Goal →
Skip the pictures. Transcribe the rest of the data below without changing a word.

★ ★ ★ ★ ★ ★ ★

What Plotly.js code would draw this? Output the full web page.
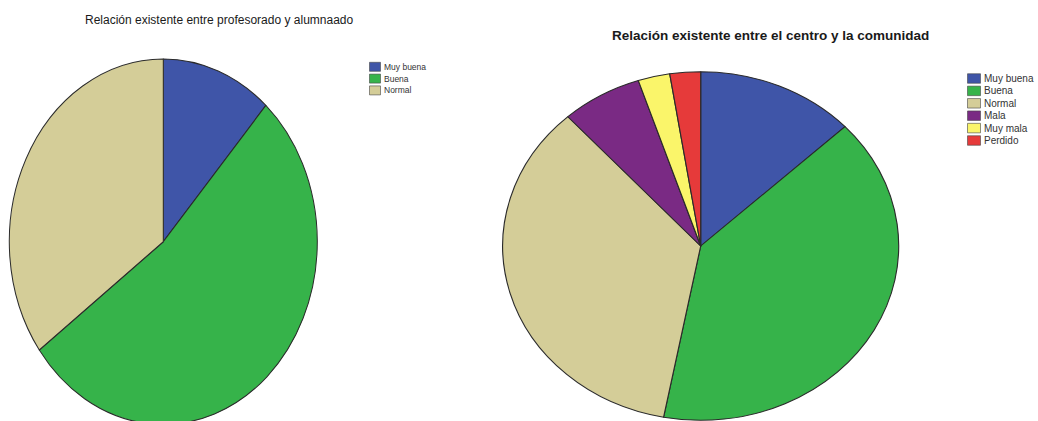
<!DOCTYPE html>
<html>
<head>
<meta charset="utf-8">
<script src="https://cdn.plot.ly/plotly-3.0.1.min.js"></script>
<style>
html,body{margin:0;padding:0;background:#fff;overflow:hidden;}
#chart{width:1038px;height:600px;}
</style>
</head>
<body>
<div id="chart"></div>
<script>
// Left chart: Relación existente entre profesorado y alumnaado (%)
const labelsProf = ["Muy buena", "Buena", "Normal"];
const valuesProf = [11.6, 53.3, 35.1];
const colorsProf = ["#3f55a8", "#36b34a", "#d4cd98"];

// Right chart: Relación existente entre el centro y la comunidad (%)
const labelsCom = ["Muy buena", "Buena", "Normal", "Mala", "Muy mala", "Perdido"];
const valuesCom = [13.0, 40.0, 35.3, 6.6, 2.6, 2.5];
const colorsCom = ["#3f55a8", "#36b34a", "#d4cd98", "#7a2a84", "#faf56a", "#e63a3a"];

const titleProf = "Relación existente entre profesorado y alumnaado";
const titleCom = "Relación existente entre el centro y la comunidad";

const W = 1038, H = 600;
const FONT = "Liberation Sans, Arial, sans-serif";
const px = function (x) { return x / W; };
const py = function (y) { return (H - y) / H; };

function dom(cx, cyTop, r) {
  return {x: [px(cx - r), px(cx + r)], y: [py(cyTop + r), py(cyTop - r)]};
}

const traces = [
  {
    type: "pie", labels: labelsProf, values: valuesProf,
    sort: false, direction: "clockwise", rotation: 0,
    textinfo: "none", hoverinfo: "label+percent",
    marker: {colors: colorsProf, line: {color: "#2a2a2a", width: 1}},
    domain: dom(163.3, 241.7, 154), showlegend: false
  },
  {
    type: "pie", labels: labelsCom, values: valuesCom,
    sort: false, direction: "clockwise", rotation: 0,
    textinfo: "none", hoverinfo: "label+percent",
    marker: {colors: colorsCom, line: {color: "#2a2a2a", width: 1}},
    domain: dom(700.7, 246, 174.3), showlegend: false
  }
];

const shapes = [];
const annotations = [
  {text: titleProf, xref: "paper", yref: "paper", x: px(219), y: py(20),
   xanchor: "center", yanchor: "middle", showarrow: false,
   font: {size: 12, family: FONT, color: "#1a1a1a"}},
  {text: "<b>" + titleCom + "</b>", xref: "paper", yref: "paper", x: px(770), y: py(35),
   xanchor: "center", yanchor: "middle", showarrow: false,
   font: {size: 13.5, family: FONT, color: "#1a1a1a"}}
];

// Legends built from the category arrays
function addLegend(labels, colors, x0, y0, step, sw, sh, fontSize) {
  labels.forEach(function (lab, i) {
    const yc = y0 + i * step;
    shapes.push({
      type: "rect", xref: "paper", yref: "paper",
      x0: px(x0), x1: px(x0 + sw), y0: py(yc + sh / 2), y1: py(yc - sh / 2),
      fillcolor: colors[i], line: {color: "#444", width: 0.6}
    });
    annotations.push({
      text: lab, xref: "paper", yref: "paper", x: px(x0 + sw + 1.5), y: py(yc),
      xanchor: "left", yanchor: "middle", showarrow: false,
      font: {size: fontSize, family: FONT, color: "#333"}
    });
  });
}
addLegend(labelsProf, colorsProf, 369.5, 66.8, 11.8, 11, 9, 8.5);
addLegend(labelsCom, colorsCom, 967.5, 78.5, 12.4, 13, 9.5, 10);

const layout = {
  width: W, height: H,
  margin: {l: 0, r: 0, t: 0, b: 0},
  paper_bgcolor: "#ffffff", plot_bgcolor: "#ffffff",
  font: {family: FONT, color: "#222"},
  showlegend: false,
  shapes: shapes,
  annotations: annotations
};

Plotly.newPlot("chart", traces, layout, {displayModeBar: false, staticPlot: true}).then(function () {
  // Reference pies are slightly elliptical: stretch each pie about its center
  const stretch = [
    {cx: 163.3, cy: 241.7, sx: 1, sy: 182.7 / 154},
    {cx: 700.7, cy: 246, sx: 198 / 174.3, sy: 1}
  ];
  const groups = document.querySelectorAll(".pielayer .trace");
  groups.forEach(function (g, i) {
    const s = stretch[i];
    if (!s) return;
    g.setAttribute("transform",
      "translate(" + s.cx + "," + s.cy + ") scale(" + s.sx + "," + s.sy + ") translate(" + (-s.cx) + "," + (-s.cy) + ")");
  });
});
</script>
</body>
</html>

★ ★ ★ ★ ★ ★ ★

Solved problem →
What Plotly.js code would draw this? Output the full web page.
<!DOCTYPE html>
<html>
<head>
<meta charset="utf-8">
<script src="https://cdn.plot.ly/plotly-3.0.1.min.js"></script>
<style>
html,body{margin:0;padding:0;background:#fff;overflow:hidden;}
#chart{width:1038px;height:600px;}
</style>
</head>
<body>
<div id="chart"></div>
<script>
// Left chart: Relación existente entre profesorado y alumnaado (%)
const labelsProf = ["Muy buena", "Buena", "Normal"];
const valuesProf = [11.6, 53.3, 35.1];
const colorsProf = ["#3f55a8", "#36b34a", "#d4cd98"];

// Right chart: Relación existente entre el centro y la comunidad (%)
const labelsCom = ["Muy buena", "Buena", "Normal", "Mala", "Muy mala", "Perdido"];
const valuesCom = [13.0, 40.0, 35.3, 6.6, 2.6, 2.5];
const colorsCom = ["#3f55a8", "#36b34a", "#d4cd98", "#7a2a84", "#faf56a", "#e63a3a"];

const titleProf = "Relación existente entre profesorado y alumnaado";
const titleCom = "Relación existente entre el centro y la comunidad";

const W = 1038, H = 600;
const FONT = "Liberation Sans, Arial, sans-serif";
const px = function (x) { return x / W; };
const py = function (y) { return (H - y) / H; };

function dom(cx, cyTop, r) {
  return {x: [px(cx - r), px(cx + r)], y: [py(cyTop + r), py(cyTop - r)]};
}

const traces = [
  {
    type: "pie", labels: labelsProf, values: valuesProf,
    sort: false, direction: "clockwise", rotation: 0,
    textinfo: "none", hoverinfo: "label+percent",
    marker: {colors: colorsProf, line: {color: "#2a2a2a", width: 1}},
    domain: dom(163.3, 241.7, 154), showlegend: false
  },
  {
    type: "pie", labels: labelsCom, values: valuesCom,
    sort: false, direction: "clockwise", rotation: 0,
    textinfo: "none", hoverinfo: "label+percent",
    marker: {colors: colorsCom, line: {color: "#2a2a2a", width: 1}},
    domain: dom(700.7, 246, 174.3), showlegend: false
  }
];

const shapes = [];
const annotations = [
  {text: titleProf, xref: "paper", yref: "paper", x: px(219), y: py(20),
   xanchor: "center", yanchor: "middle", showarrow: false,
   font: {size: 12, family: FONT, color: "#1a1a1a"}},
  {text: "<b>" + titleCom + "</b>", xref: "paper", yref: "paper", x: px(770), y: py(35),
   xanchor: "center", yanchor: "middle", showarrow: false,
   font: {size: 13.5, family: FONT, color: "#1a1a1a"}}
];

// Legends built from the category arrays
function addLegend(labels, colors, x0, y0, step, sw, sh, fontSize) {
  labels.forEach(function (lab, i) {
    const yc = y0 + i * step;
    shapes.push({
      type: "rect", xref: "paper", yref: "paper",
      x0: px(x0), x1: px(x0 + sw), y0: py(yc + sh / 2), y1: py(yc - sh / 2),
      fillcolor: colors[i], line: {color: "#444", width: 0.6}
    });
    annotations.push({
      text: lab, xref: "paper", yref: "paper", x: px(x0 + sw + 1.5), y: py(yc),
      xanchor: "left", yanchor: "middle", showarrow: false,
      font: {size: fontSize, family: FONT, color: "#333"}
    });
  });
}
addLegend(labelsProf, colorsProf, 369.5, 66.8, 11.8, 11, 9, 8.5);
addLegend(labelsCom, colorsCom, 967.5, 78.5, 12.4, 13, 9.5, 10);

const layout = {
  width: W, height: H,
  margin: {l: 0, r: 0, t: 0, b: 0},
  paper_bgcolor: "#ffffff", plot_bgcolor: "#ffffff",
  font: {family: FONT, color: "#222"},
  showlegend: false,
  shapes: shapes,
  annotations: annotations
};

Plotly.newPlot("chart", traces, layout, {displayModeBar: false, staticPlot: true}).then(function () {
  // Reference pies are slightly elliptical: stretch each pie about its center
  const stretch = [
    {cx: 163.3, cy: 241.7, sx: 1, sy: 182.7 / 154},
    {cx: 700.7, cy: 246, sx: 198 / 174.3, sy: 1}
  ];
  const groups = document.querySelectorAll(".pielayer .trace");
  groups.forEach(function (g, i) {
    const s = stretch[i];
    if (!s) return;
    g.setAttribute("transform",
      "translate(" + s.cx + "," + s.cy + ") scale(" + s.sx + "," + s.sy + ") translate(" + (-s.cx) + "," + (-s.cy) + ")");
  });
});
</script>
</body>
</html>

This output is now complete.